L'Editoriale
Sabato 04 Marzo 2017
Boom in Borsa,
la guerra dei social
La Borsa di New York dell’era Trump continua a macinare record. In questo contesto va registrato l’esordio col botto a Wall Street di Snapchat, che ha superato le più rosee aspettative. Il primo giorno di scambi si è concluso con una valutazione di 25 dollari per azione, in aumento di oltre il 40% rispetto a quella di 17 dollari, già più alta rispetto alle aspettative che si assestavano intorno ai 14-16 dollari. Un aumento esponenziale, o quasi. A fine giornata il valore di Snapchat, una delle «unicorn» della Silicon Valley (così sono chiamate le aziende che superano il miliardo di dollari) che con il costo iniziale delle azioni era salito a 24 miliardi di dollari, è schizzato a 33,5 miliardi. Si tratta della più grande «Ipo» (Initial public offering, la collocazione sul mercato azionario) da quella di Alibaba (la multinazionale cinese specializzata nel commercio elettronico) nel 2014.
È solo una bolla? O stiamo assistendo alla nascita di una stella del firmamento della New economy, come Google, Whatsapp e Facebook, realizzazione concreta del sogno americano del nuovo millennio?
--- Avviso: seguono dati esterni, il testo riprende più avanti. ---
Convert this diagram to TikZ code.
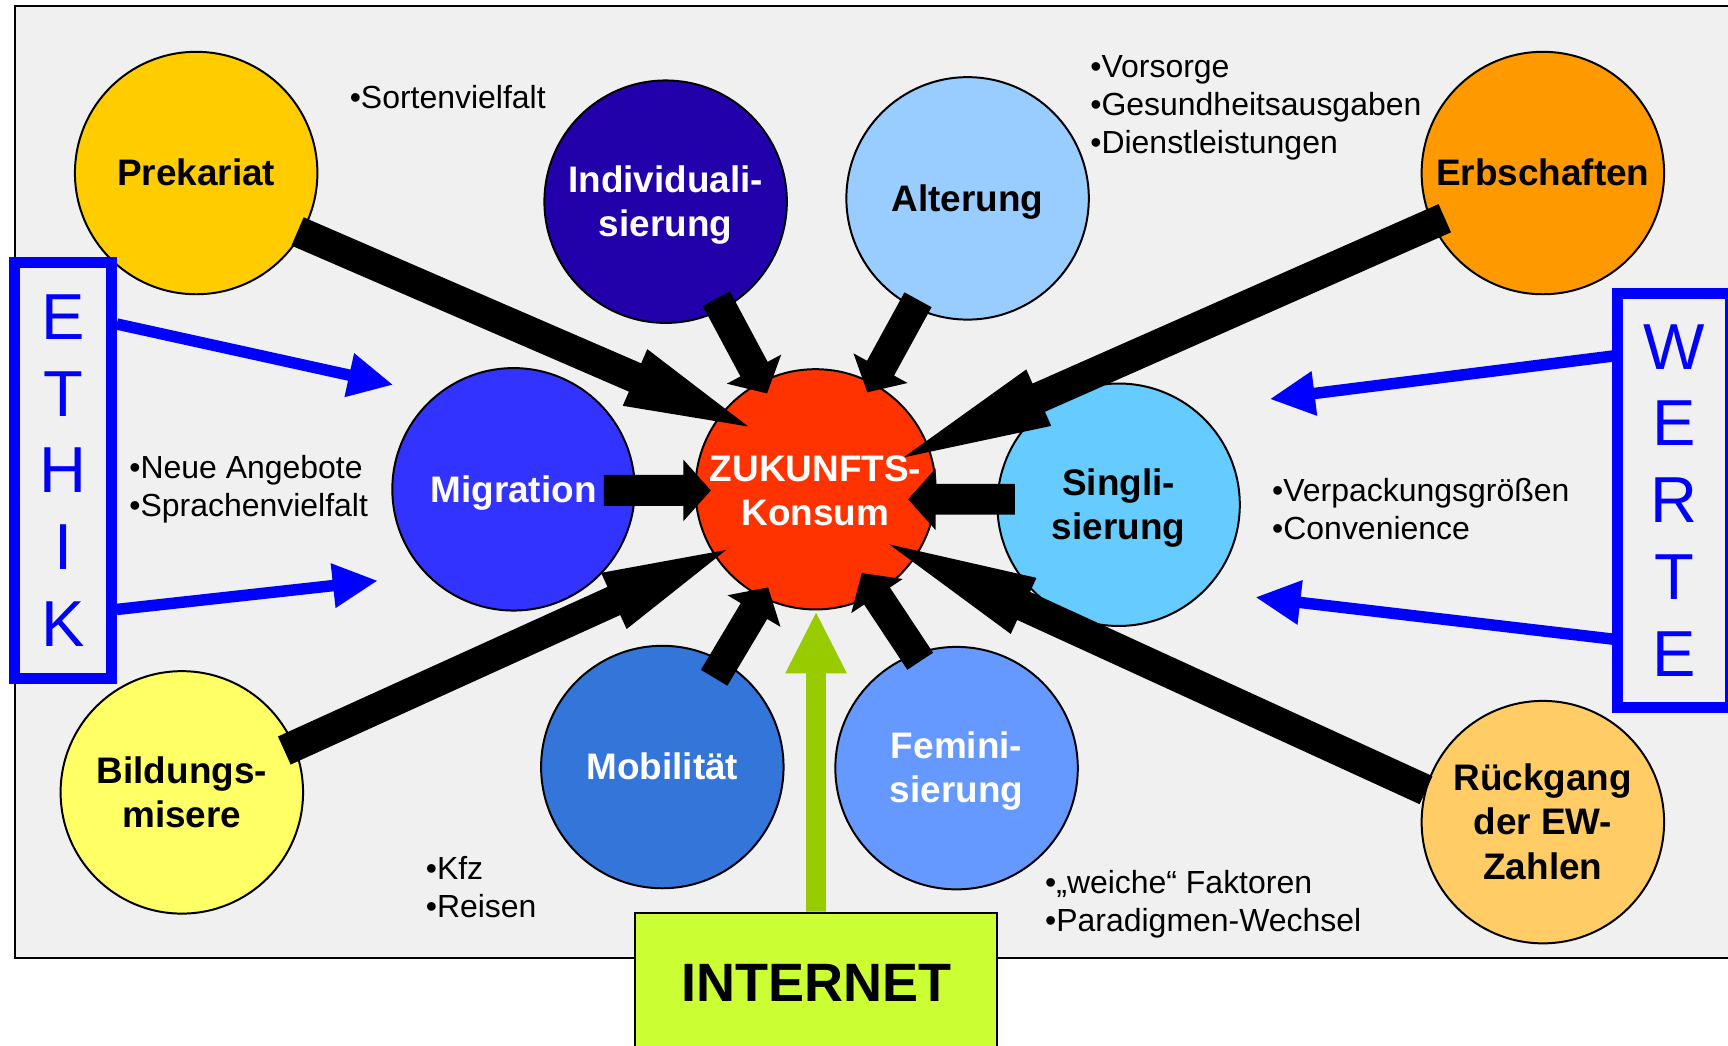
\documentclass[tikz,border=0pt]{standalone}
\usepackage{fontspec}
\setmainfont{Liberation Sans}
\usetikzlibrary{calc}

\definecolor{bggray}{HTML}{F0F0F0}
\definecolor{valblue}{HTML}{0000FF}
\definecolor{netgreen}{HTML}{CCFF33}
\definecolor{arrowgreen}{HTML}{99CC00}
\definecolor{cPrek}{HTML}{FFCC00}
\definecolor{cIndiv}{HTML}{2200AA}
\definecolor{cAlter}{HTML}{99CCFF}
\definecolor{cErb}{HTML}{FF9900}
\definecolor{cMigr}{HTML}{3333FF}
\definecolor{cKons}{HTML}{FF3300}
\definecolor{cSingl}{HTML}{66CCFF}
\definecolor{cBild}{HTML}{FFFF66}
\definecolor{cMob}{HTML}{3375D9}
\definecolor{cFemi}{HTML}{6699FF}
\definecolor{cRueck}{HTML}{FFCC66}

\newcommand{\circlabelfont}{\fontsize{16.75pt}{20pt}\selectfont\bfseries}
\newcommand{\notefont}{\fontsize{14.5pt}{17.25pt}\selectfont}
\newcommand{\valfont}{\fontsize{29.5pt}{34.85pt}\selectfont}
\newcommand{\netfont}{\fontsize{24.5pt}{28pt}\selectfont\bfseries}
% fixed line box (ascent + descent) so every label is centred the same way
\newcommand{\lstrut}{\rule[-0.212em]{0pt}{1.117em}}

% block arrow: #1 tail, #2 tip, #3 half shaft width, #4 half head width,
% #5 head length, #6 fill options
\newcommand{\blockarrow}[6]{%
  \coordinate (#2-b) at ($(#2)!#5!(#1)$);
  \fill[#6] ($(#1)!#3!90:(#2)$) -- ($(#2-b)!#3!-90:(#1)$)
    -- ($(#2-b)!#4!-90:(#1)$) -- (#2) -- ($(#2-b)!#4!90:(#1)$)
    -- ($(#2-b)!#3!90:(#1)$) -- ($(#1)!#3!-90:(#2)$) -- cycle;
}

\begin{document}
\begin{tikzpicture}[x=0.5pt,y=-0.5pt,
  struts/.style={execute at begin node=\lstrut, execute at end node=\lstrut},
  ball/.style={circle, draw=black, line width=0.9pt, minimum size=110pt,
    inner sep=0pt, align=center, font=\circlabelfont, struts},
  notes/.style={anchor=west, inner sep=0pt, align=left, font=\notefont, struts},
  valbox/.style={draw=valblue, line width=5pt, inner sep=0pt, align=center,
    text=valblue, font=\valfont},
  netbox/.style={draw=black, line width=0.9pt, fill=netgreen, inner sep=0pt,
    minimum width=164.5pt, minimum height=64pt, font=\netfont}]

\useasboundingbox (0,0) rectangle (1568,949);
\clip (0,0) rectangle (1568,949);
\fill[white] (0,0) rectangle (1568,949);

% background panel
\draw[fill=bggray, line width=0.9pt] (14,5) rectangle (1590,869);

% factor circles
\node[ball, fill=cPrek] (prek) at (178,157) {Prekariat};
\node[ball, fill=cIndiv, text=white] (indiv) at (604,183) {\lstrut Individuali-\\sierung};
\node[ball, fill=cAlter] (alter) at (878,180) {Alterung};
\node[ball, fill=cErb] (erb) at (1400,157) {Erbschaften};
\node[ball, fill=cMigr, text=white] (migr) at (466,444) {Migration};
\node[ball, fill=cKons, minimum size=109pt] (konsum) at (740,444) {};
\node[ball, fill=cSingl] (singl) at (1015,458) {\lstrut Singli-\\sierung};
\node[ball, fill=cBild] (bild) at (165,719) {\lstrut Bildungs-\\misere};
\node[ball, fill=cMob, text=white] (mob) at (601,696) {Mobilität};
\node[ball, fill=cFemi, text=white] (femi) at (868,697) {\lstrut Femini-\\sierung};
\node[ball, fill=cRueck] (rueck) at (1400,746) {\lstrut Rückgang\\der EW-\\Zahlen};

% notes
\node[notes] (n-sorten) at (317,88.4) {•Sortenvielfalt};
\node[notes] (n-alter) at (989,97.5) {•Vorsorge\\•Gesundheitsausgaben\\•Dienstleistungen};
\node[notes] (n-migr) at (117,443.6) {•Neue Angebote\\•Sprachenvielfalt};
\node[notes] (n-singl) at (1154,464.6) {•Verpackungsgrößen\\•Convenience};
\node[notes] (n-mob) at (386,807.6) {•Kfz\\•Reisen};
\node[notes] (n-femi) at (948,820.6) {•„weiche“ Faktoren\\•Paradigmen-Wechsel};

% arrow end points
\coordinate (pk-t) at (270,210);  \coordinate (pk-p) at (679,387);
\coordinate (in-t) at (650,271);  \coordinate (in-p) at (696,357);
\coordinate (al-t) at (833,272);  \coordinate (al-p) at (787,356);
\coordinate (er-t) at (1311,198); \coordinate (er-p) at (820,415);
\coordinate (mi-t) at (548,445);  \coordinate (mi-p) at (645,445);
\coordinate (si-t) at (921,453);  \coordinate (si-p) at (824,453);
\coordinate (bi-t) at (258,681);  \coordinate (bi-p) at (659,499);
\coordinate (mo-t) at (648,615);  \coordinate (mo-p) at (697,533);
\coordinate (fe-t) at (835,600);  \coordinate (fe-p) at (782,520);
\coordinate (rk-t) at (1294,717); \coordinate (rk-p) at (807,494);

% black arrows into the centre
\blockarrow{pk-t}{pk-p}{7pt}{14pt}{56pt}{black}
\blockarrow{in-t}{in-p}{7pt}{14pt}{12.5pt}{black}
\blockarrow{al-t}{al-p}{7pt}{14pt}{12.5pt}{black}
\blockarrow{er-t}{er-p}{7pt}{14pt}{67pt}{black}
\blockarrow{mi-t}{mi-p}{7pt}{14pt}{12.5pt}{black}
\blockarrow{si-t}{si-p}{7pt}{14pt}{12.5pt}{black}
\blockarrow{bi-t}{bi-p}{7pt}{14pt}{56pt}{black}
\blockarrow{mo-t}{mo-p}{7pt}{14pt}{12.5pt}{black}
\blockarrow{fe-t}{fe-p}{7pt}{14pt}{12.5pt}{black}
\blockarrow{rk-t}{rk-p}{7pt}{14pt}{67pt}{black}

\node[font=\circlabelfont, text=white, align=center, inner sep=0pt, struts]
  (konsumlabel) at (740,448.5) {ZUKUNFTS-\\Konsum};

% value boxes and their arrows
\node[valbox, minimum width=43.75pt, minimum height=188.5pt] (ethik) at (57.25,427) {E\\T\\H\\I\\K};
\node[valbox, minimum width=51pt, minimum height=188pt] (werte) at (1519,454) {W\\E\\R\\T\\E};

\coordinate (e1-t) at (106,294);  \coordinate (e1-p) at (356,349);
\coordinate (e2-t) at (106,553);  \coordinate (e2-p) at (342,527);
\coordinate (w1-t) at (1464,323); \coordinate (w1-p) at (1153,362);
\coordinate (w2-t) at (1464,580); \coordinate (w2-p) at (1140,542);
\blockarrow{e1-t}{e1-p}{2.6pt}{10.25pt}{20pt}{valblue}
\blockarrow{e2-t}{e2-p}{2.6pt}{10.25pt}{20pt}{valblue}
\blockarrow{w1-t}{w1-p}{2.6pt}{10.25pt}{20pt}{valblue}
\blockarrow{w2-t}{w2-p}{2.6pt}{10.25pt}{20pt}{valblue}

% internet box and its arrow
\node[netbox] (internet) at (740.5,892) {INTERNET};
\coordinate (net-p) at (740.5,556);
\blockarrow{internet.north}{net-p}{4.5pt}{14pt}{27.5pt}{arrowgreen}

\end{tikzpicture}
\end{document}
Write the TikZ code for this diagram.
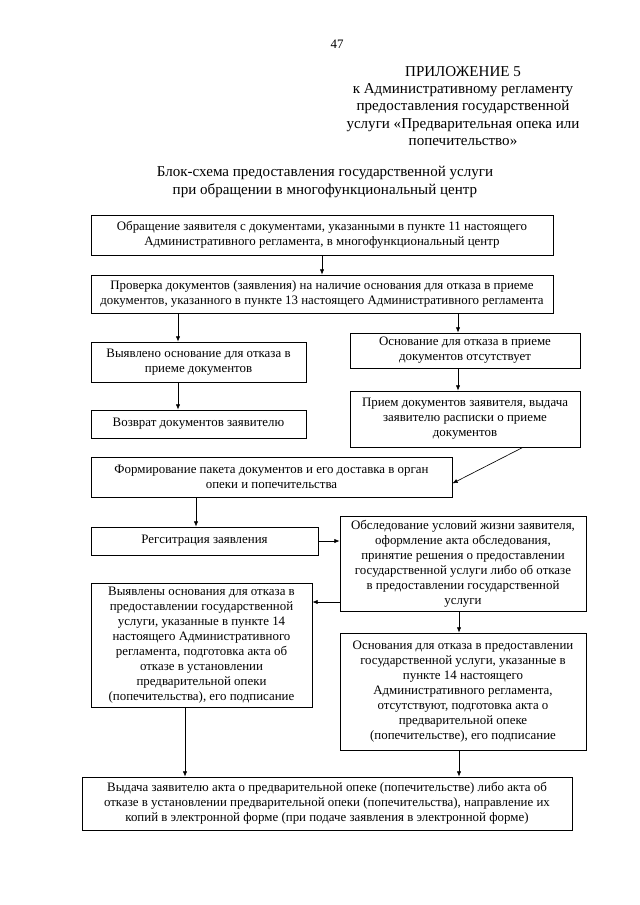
\documentclass[tikz,border=0pt]{standalone}
\usepackage{fontspec}
\setmainfont{Liberation Serif}
\usetikzlibrary{arrows.meta}
\tikzset{
  blk/.style={draw, line width=0.6pt, align=center, inner sep=2pt,
    font=\fontsize{12}{14}\selectfont},
  sz/.style 2 args={minimum width=#1*0.93pt, minimum height=#2*0.93pt},
  arr/.style={line width=0.6pt, -{Latex[length=5pt,width=4pt]}},
}
\begin{document}
\begin{tikzpicture}[x=0.93pt, y=-0.93pt]
  \useasboundingbox (0,0) rectangle (640,905);
  % 页码与标题
  \node[font=\fontsize{12}{14}\selectfont] (pg) at (337,44) {47};
  \node[align=center, font=\fontsize{14}{16}\selectfont] (pril) at (463,106)
    {ПРИЛОЖЕНИЕ 5\\к Административному регламенту\\предоставления государственной\\услуги «Предварительная опека или\\попечительство»};
  \node[align=center, font=\fontsize{14}{16}\selectfont] (ttl) at (325,182)
    {Блок-схема предоставления государственной услуги\\при обращении в многофункциональный центр};
  % 框
  \node[blk, sz={462}{40}] (obr) at (322,235)
    {Обращение заявителя с документами, указанными в пункте 11 настоящего\\Административного регламента, в многофункциональный центр};
  \node[blk, sz={462}{38}] (prov) at (322,294)
    {Проверка документов (заявления) на наличие основания для отказа в приеме\\документов, указанного в пункте 13 настоящего Административного регламента};
  \node[blk, sz={215}{40}] (otk) at (198.5,362)
    {Выявлено основание для отказа в\\приеме документов};
  \node[blk, sz={215}{28}] (vozv) at (198.5,424)
    {Возврат документов заявителю};
  \node[blk, sz={230}{35}] (net) at (465,350.5)
    {Основание для отказа в приеме\\документов отсутствует};
  \node[blk, sz={230}{56}] (priem) at (465,419)
    {Прием документов заявителя, выдача\\заявителю расписки о приеме\\документов};
  \node[blk, sz={361}{40}] (form) at (271.5,477)
    {Формирование пакета документов и его доставка в орган\\опеки и попечительства};
  \node[blk, sz={227}{28}] (reg) at (204.5,541)
    {Регситрация заявления};
  \node[blk, sz={246}{95}] (obsl) at (463,563.5)
    {Обследование условий жизни заявителя,\\оформление акта обследования,\\принятие решения о предоставлении\\государственной услуги либо об отказе\\в предоставлении государственной\\услуги};
  \node[blk, sz={221}{124}] (vyyav) at (201.5,645)
    {Выявлены основания для отказа в\\предоставлении государственной\\услуги, указанные в пункте 14\\настоящего Административного\\регламента, подготовка акта об\\отказе в установлении\\предварительной опеки\\(попечительства), его подписание};
  \node[blk, sz={246}{117}] (otsut) at (463,691.5)
    {Основания для отказа в предоставлении\\государственной услуги, указанные в\\пункте 14 настоящего\\Административного регламента,\\отсутствуют, подготовка акта о\\предварительной опеке\\(попечительстве), его подписание};
  \node[blk, sz={490}{53}] (vyd) at (327,803.5)
    {Выдача заявителю акта о предварительной опеке (попечительстве) либо акта об\\отказе в установлении предварительной опеки (попечительства), направление их\\копий в электронной форме (при подаче заявления в электронной форме)};
  % 连线的竖直位置
  \coordinate (cA) at (178,0);
  \coordinate (cB) at (458,0);
  \coordinate (cC) at (196,0);
  \coordinate (cD) at (185,0);
  \coordinate (cE) at (459,0);
  \coordinate (dg) at (523,0);
  \coordinate (ya) at (0,602);
  % 箭头
  \draw[arr] (obr.south) -- (prov.north);
  \draw[arr] (cA |- prov.south) -- (cA |- otk.north);
  \draw[arr] (cA |- otk.south) -- (cA |- vozv.north);
  \draw[arr] (cB |- prov.south) -- (cB |- net.north);
  \draw[arr] (cB |- net.south) -- (cB |- priem.north);
  \draw[arr] (dg |- priem.south) -- ([yshift=-6pt]form.east);
  \draw[arr] (cC |- form.south) -- (cC |- reg.north);
  \draw[arr] (reg.east) -- (reg.east -| obsl.west);
  \draw[arr] (ya -| obsl.west) -- (ya -| vyyav.east);
  \draw[arr] (cE |- obsl.south) -- (cE |- otsut.north);
  \draw[arr] (cD |- vyyav.south) -- (cD |- vyd.north);
  \draw[arr] (cE |- otsut.south) -- (cE |- vyd.north);
\end{tikzpicture}
\end{document}
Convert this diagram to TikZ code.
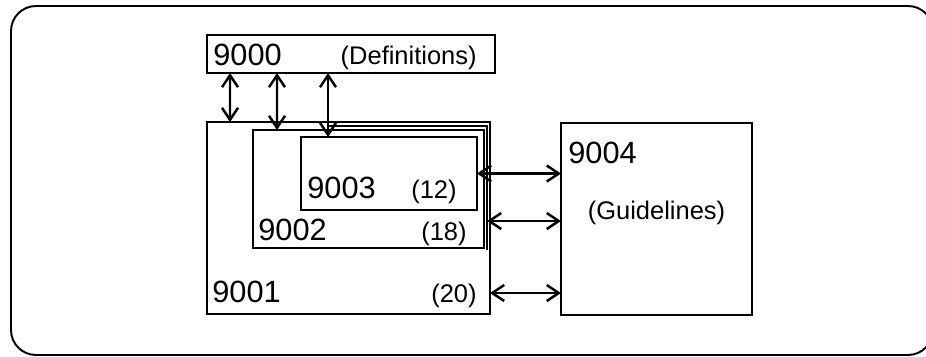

Società impalpabili, digitali, cresciute sideralmente dopo una sorta di selezione della specie, spesso spietata anche se impalpabile, con artefici di età inferiore ai trent’anni, sorridenti delle conferenze stampa con i loro vestiti minimali, solitamente jeans, sneaker, magliette e felpe, come un qualunque teenager americano. Le difficoltà per la nuova nata non mancano perché Facebook ha letteralmente smontato pezzo per pezzo l’app per riproporre molte funzionalità. Ma i suoi artefici hanno già messo in moto le strategie per difendersi a suon di nuove tecnologie.
Se chiediamo a un teenager che cos’è Snapchat probabilmente ce lo saprà spiegare: un’applicazione per il proprio smartphone in grado di inviare video e foto che si autodistruggono smaterializzandosi dopo 24 ore. Può già contare su 158 milioni di utenti, anche se Facebook, eterna rivale economica, ne ha oltre un miliardo, un sesto degli abitanti della Terra. Proprio come nel caso del social network di Mark Zuckerberg, anche le azioni di Snapchat sono state vendute senza diritto di voto, cioè senza possibilità di influenzare la guida, le scelte strategiche e la politica dell’azienda, che resta saldamente nelle mani dei co-fondatori, due ragazzi che si sono conosciuti qualche anno fa all’Università di Standfors: Evan Spiegel e Bobby Murphy, partiti con 127, dicasi 127, utenti (la primissima versione si chiamava Picaboo). Il futuro ci dirà se gli investitori hanno fatto la scelta giusta. Nel 2016 Snapchat aveva realizzato ricavi di 404 milioni di dollari, un balzo in avanti impressionante rispetto ai 58 dell’anno precedente. Ma sono aumentate anche le perdite nette: 514 milioni di dollari, in aumento rispetto ai 372 del 2015.
Difficile indagare sul successo clamoroso di quest’app. Forse il fatto che le immagini possano essere viste per poco e poi scomparire per sempre, come quelle della tv del secolo scorso (è stato fatto questo paragone), autodistruggendosi. Fatto sta che il mondo è attraversato da immagini che come dei fantasmini compaiono sui cellulari di tutto il mondo per poi scomparire all’improvviso senza la possibilità che vengano conservate dal ricevente (se qualcuno effettua uno screenshot si viene avvisati). La foto non più simbolo di ricordi. Sigillo della società effimera, veloce e fuggevole che viviamo, dove a memorizzare non restano che i nostri ricordi visivi, quelli che ci portiamo impressi nella retina. È questo che vogliono i mercati e gli utenti, attualmente.